Fleetwood-Jourdain Theatre presents first in-person show of the year: “The Meeting”

A+black+and+white+poster+for+Fleetwood-Jourdain+Theatre%E2%80%99s+%E2%80%9CThe+Meeting%2C%E2%80%9D+including+a+photograph+of+Dr.+King+and+Malcolm+X.

Courtesy of Tim Rhoze

The poster for Fleetwood-Jourdain Theatre’s “The Meeting.” The show fictionalizes a meeting between Dr. King and Malcolm X.

Jordan Mangi, Summer Digital Managing Editor

Rev. Martin Luther King Jr. and Malcolm X were both hugely impactful Civil Rights leaders who fought tirelessly for equality and justice. But they never had a chance to meet for more than a few moments before they were both assassinated at age 39. 

Fleetwood-Jourdain Theatre’s first in-person production of 2021, “The Meeting” by Jeff Stetson, seeks to imagine what a conversation between the two men would have looked like. 

“The Meeting” takes place in 1956 — during the height of the Civil Rights movement — in a hotel in Harlem. King and Malcolm X hash out their differences for over an hour, finding common ground but also resistance to each other’s beliefs about progress. Though the play takes place over 50 years ago and was written in 1987, the conversation they have remains relevant today. 

Keith Illidge, who plays Malcolm X, said the way the characters talk about brutality and mistreatment of Black and brown people echoes discussions that are still being had in 2021. 

“I would just like people to adhere to the conversations that are happening in the piece,” he said. “It’s a great piece to see ‘yes we’ve come this far,’ but then also it can get you a little sad and think, ‘wow, we still have to overcome this, too.’” 

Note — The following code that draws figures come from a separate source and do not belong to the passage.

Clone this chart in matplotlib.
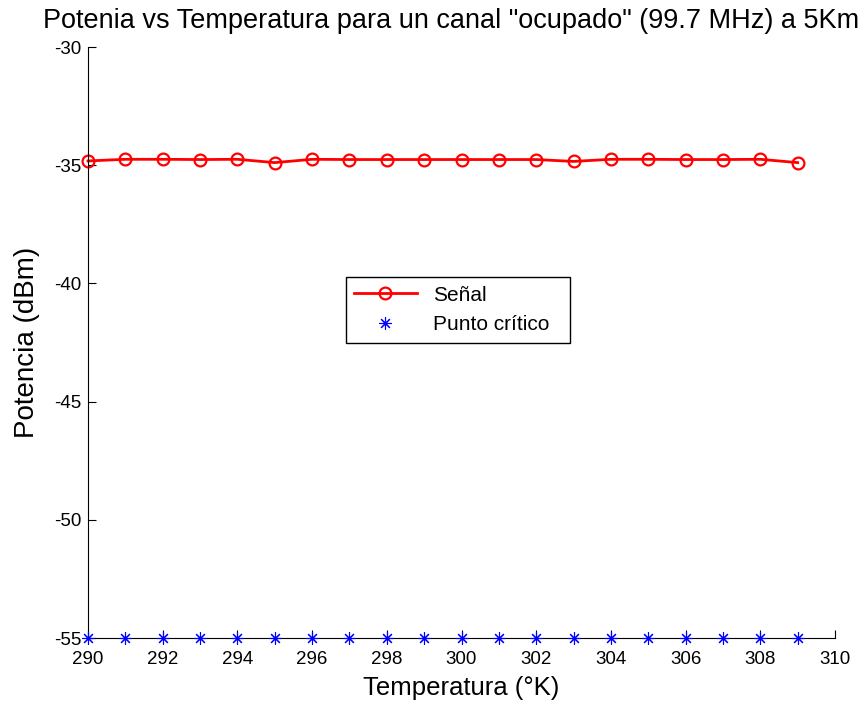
import matplotlib
matplotlib.use("Agg")
import numpy as np
import matplotlib.pyplot as plt

plt.rcParams['font.family'] = ['Liberation Sans', 'DejaVu Sans']
plt.rcParams['axes.unicode_minus'] = False

# Temperatura (K) y potencia medida (dBm)
temperatura = [290, 291, 292, 293, 294, 295, 296, 297, 298, 299,
               300, 301, 302, 303, 304, 305, 306, 307, 308, 309]
senal = [-34.82, -34.75, -34.75, -34.76, -34.75, -34.89, -34.75, -34.76, -34.76, -34.76,
         -34.76, -34.76, -34.76, -34.84, -34.75, -34.75, -34.76, -34.76, -34.75, -34.89]
punto_critico = [-55] * len(temperatura)

fig = plt.figure(figsize=(8.68, 7.09), dpi=100)
ax = fig.add_axes([0.1014, 0.1001, 0.8606, 0.8336])

ax.plot(temperatura, senal, "-o", color="red", linewidth=2, markersize=8.5,
        markerfacecolor="none", markeredgewidth=1.6, label="Señal", clip_on=False)
ax.plot(temperatura, punto_critico, marker=(8, 2, 0), color="blue", linestyle="none",
        markersize=9, markeredgewidth=0.8, label="Punto crítico", clip_on=False, zorder=3)

ax.set_xlim(290, 310)
ax.set_ylim(-55, -30)
ax.set_xticks(np.arange(290, 311, 2))
ax.set_yticks(np.arange(-55, -29, 5))
ax.spines["top"].set_visible(False)
ax.spines["right"].set_visible(False)
ax.tick_params(direction="in", length=6, labelsize=13.5)
ax.tick_params(axis="x", pad=9)
ax.tick_params(axis="y", pad=5)

ax.set_title('Potenia vs Temperatura para un canal "ocupado" (99.7 MHz) a 5Km',
             fontsize=19.5, x=0.486, pad=14)
ax.set_xlabel("Temperatura (°K)", fontsize=18.5, labelpad=6)
ax.set_ylabel("Potencia (dBm)", fontsize=20, labelpad=10)

leg = ax.legend(loc="lower left", bbox_to_anchor=(0.345, 0.50, 0.30, 0.121),
                mode="expand", fontsize=15, fancybox=False, edgecolor="black",
                framealpha=1, borderaxespad=0, handlelength=3.0)
leg.get_frame().set_linewidth(1)

fig.savefig("out.png", dpi=100)
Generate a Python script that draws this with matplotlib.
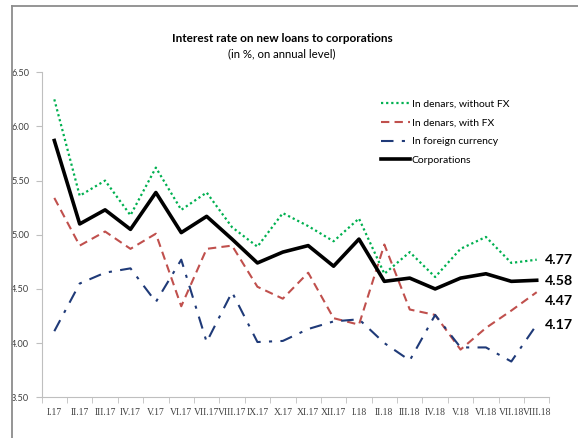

The show ran online and had one in-person performance for a vaccinated audience in late June. In an email to The Daily, the artistic director of Fleetwood-Jourdain and the play’s director Tim Rhoze said the theater is hoping to do more in-person performances of it later in July. 

Due to COVID-19, rehearsals began over Zoom and moved to the theater only a few days before the first filming. Jelani Pitcher, who played King, said the adjustment to being in front of a live in-person audience again was challenging, as was having to use his full body and voice again after over a year of Zoom theater. 

Despite the prominence of the two main characters, “The Meeting” still feels intimate. The majority of the show is just the two men in a room, talking through their beliefs. The third character is Malcolm X’s bodyguard, Rashad, played by Matthew Lolar.

“It does get heated,” Pitcher explained. “But they break through that, and you find humanity, and I think that’s the beautiful part of this because they don’t change. They’re two strong minded individuals who have to be strong minded because they have the weight of the movement on their shoulders.”

Although the plot is fictional, the story isn’t sugar-coated. The two men don’t end up in full agreement — but they do find a sense of understanding they didn’t get a chance to come to in real life. 

At one point in the show, Malcolm X says, “We could have made quite a team.” And Dr. King replies, “We do make quite a team; most persons just don’t realize it.” 

Pitcher said he felt this moment captures the essence of the play.

“We’re all on the same team,” he said. “You need everything in tandem to work together; you need that action; you need that education; you need that love; you need all of it.”